First Secretary of the Communist Party of Byelorussia
- In office 7 May 1927 – 4 December 1928
- Preceded by: Vincas Mickevičius-Kapsukas
- Succeeded by: Aleksandr Osatkin-Vladimirsky
- In office 25 November 1920 – May 1922
- Preceded by: Alexander Krinitsky
- Succeeded by: Yan Gamarnik

Personal details
- Born: 29 August 1890 Līgatne, Cēsu apriņķis, Governorate of Livonia, Russian Empire
- Died: 29 July 1939 (aged 48) Kommunarka shooting ground, Moscow, Russian Soviet Federative Socialist Republic, Soviet Union
- Party: RSDLP (b) (1910–1918) All-Union Communist Party (b) (1918–1937)
- Other political affiliations: Communist Party of Byelorussia
- Profession: Historian; journalist;

= Vilhelm Knorin =

Latvian revolutionary and historian (1890-1939)

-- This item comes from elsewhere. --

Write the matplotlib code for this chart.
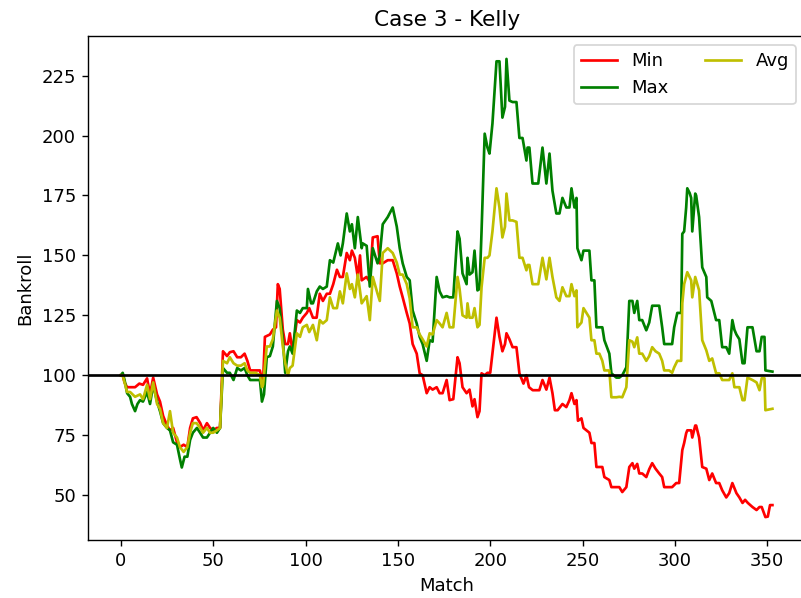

Vilhelm Georgiyevich Knorin (Вильгельм Георгиевич Кнорин, Vilhelms "Vilis" Knoriņš; 29 August 1890 – 29 July 1939) was a Latvian Bolshevik revolutionary, Soviet politician, publicist and historian.

==Biography==
Knorin was born in to a Latvian peasant family and was a member of the Bolshevik Party from 1910.

He served as the second First secretary of the Central Committee of the Communist Party of the Byelorussian SSR from 1920 to 1922 and from 1927 to 1928.

Being a Moscow-appointed de facto head of state of Belarus, Knorin is known for his notorious quote about the Belarusian independence: "We believe that Byelorussians are not a nation, and the ethnographic specifics, which differentiate them from Russians, must be erased. We, communists, in the region that you call Byelorussia, work without thinking of what tribe we are."

From 1926 to 1927 he was head of the propaganda department of the Central Committee of the All-Union Communist Party. In April–July 1934 he was executive editor of the Bolshevik journal.

From August 1935 to 1937 he was deputy head of the department of party propaganda and agitation of the Central Committee of the All-Union Communist Party. Knorin participated in the preparation of the "History of the Communist Party of the Soviet Union (Bolsheviks)".

At the same time, from 1928 to 1937, he was an employee of the Comintern. He headed the information and propaganda department of the Comintern.

He was arrested in July during the Great Purge and eventually executed two years later in July 1939.

Knorin was posthumously rehabilitated in December 1955.

A street in Minsk is named after Knorin.